In: Computer Science
how the stemming and Lemmatization affect a ration of precision and recall with examples ? {does increase or decrease]
Stemming and Lemmatization are the terms from the information retrieval area of computer science. Information retrieval is a huge area where the engineers are working hard to retrieve the relevant accurate data from the very big data forming every day.
Recall measures the amount of data classified or retrieved and precision is the relevancy of the data.
Stemming is the process obtaining the relevant part of the data and removing the inflated part. This will increase the recall feature. One can increase recall by matching words against their other inflected parts when a data is rerieved using a query. For example, Porter stemmer is a widely used stemming technique to remove the inflations from the application which involves natural language processing.
If stemming is increased, the amount of data retrieved will increase because it search within all related documents and fetch them all. For example if one search "green apple", the stemming process will seperate the words and fetch datas. This will increase the amount of data and there by recall.
Lemmatization is also a technique used to remove the inflations from the retrived data. Lemmatization reduces inflation by properly ensuring that the root of the word searching is actually existing in the language. Llemmatization relies more on lexical knowledge base to improve the precision.

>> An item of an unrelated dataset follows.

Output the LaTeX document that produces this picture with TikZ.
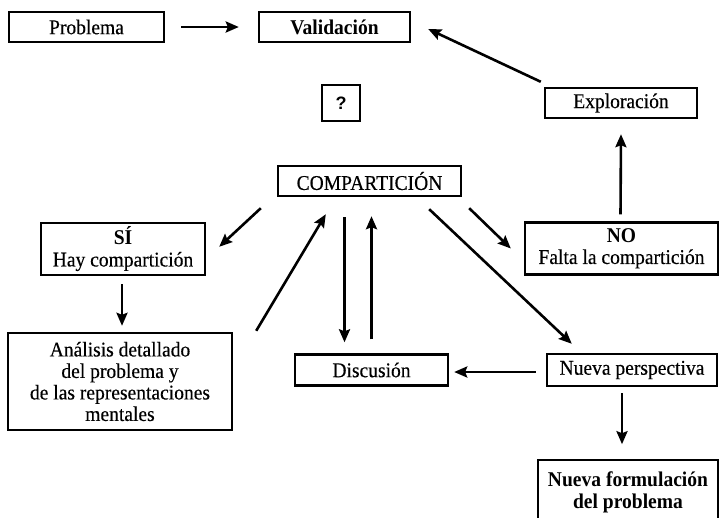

Word Net is a knowledge base where plenty of correct datas are stored. So when a query is executed, the lemmatization process convert it into more meaningful way to reduce inflations. This will result in increased precision of the retrieved data. For example Lemmatization converts the word "feelness" into "feelings" in the search query to improve the search results.
When lemmatization is incresed, the meaning of query is concidered and the data corely related only are retrieved. This increases the precision. For example, when one search "green apple", the documents with "green apple" and the data with same meaning only are retrieved.